Jennifer Levin wasn’t as poor as Chambers, but she was no more a pampered East Side preppie than he was. Born on Long Island, Levin attended public schools in the suburbs and later in California as she shuttled between the homes of her divorced parents. She came to New York in 1982 to live with her father and went to a private school that catered for bright children, some of whom, like herself, had trouble keeping up with traditional curricula. Levin was a popular girl, extroverted and sparkling. She loved attention, Wolfe tells us ominously, ‘and had no qualms about reaching out for it’. Before long, she had established herself in school and was part of a coterie of girls who spent their weekend nights dancing at Studio 54, a fancy discotheque once popular with the jet set, drinking sparingly, sometimes snorting cocaine.

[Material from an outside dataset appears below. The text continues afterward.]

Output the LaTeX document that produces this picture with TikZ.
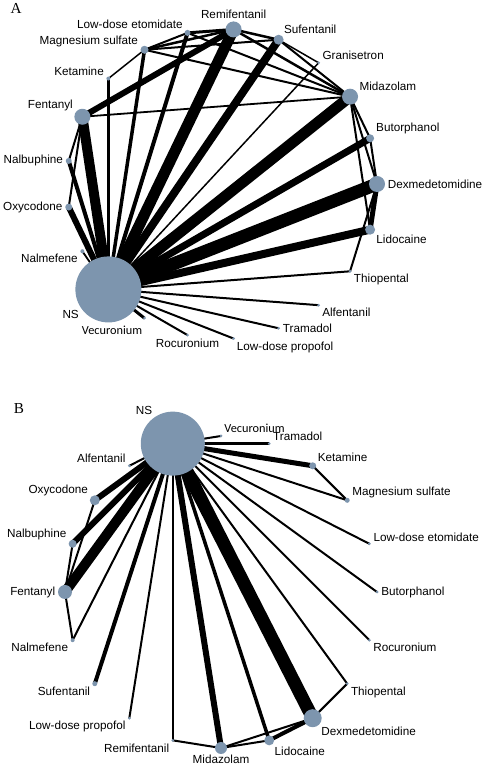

It was only natural that she should be attracted to Robert Chambers, Wolfe seems to think: he was the coolest, the boldest, most dangerous person in the whole Studio 54 crowd.

Chambers was ultimately found to have intentionally caused Levin’s death and sentenced to five to fifteen years in prison for his crime. Wasted tells the story of how he came to get such a relatively lenient sentence, but at no point does it delve much deeper than the obvious. Linda Wolfe never gets further than the mighty generalisation that drugs and lack of parental supervision created Robert Chambers and killed Jennifer Levin. Instead of painting a picture in which Chambers was a bad boy gone rotten and Levin a good girl who wanted too much, Wolfe should have studied the curious sexual politics of the case. When Chambers had finished giving his confession to police detectives the day after the murder, he seemed unrepentant and cool. Wolfe doesn’t report it, but according to detectives he kept talking after the videotape had been turned off. ‘That fucking bitch,’ he told his father, ‘why couldn’t she leave me alone?’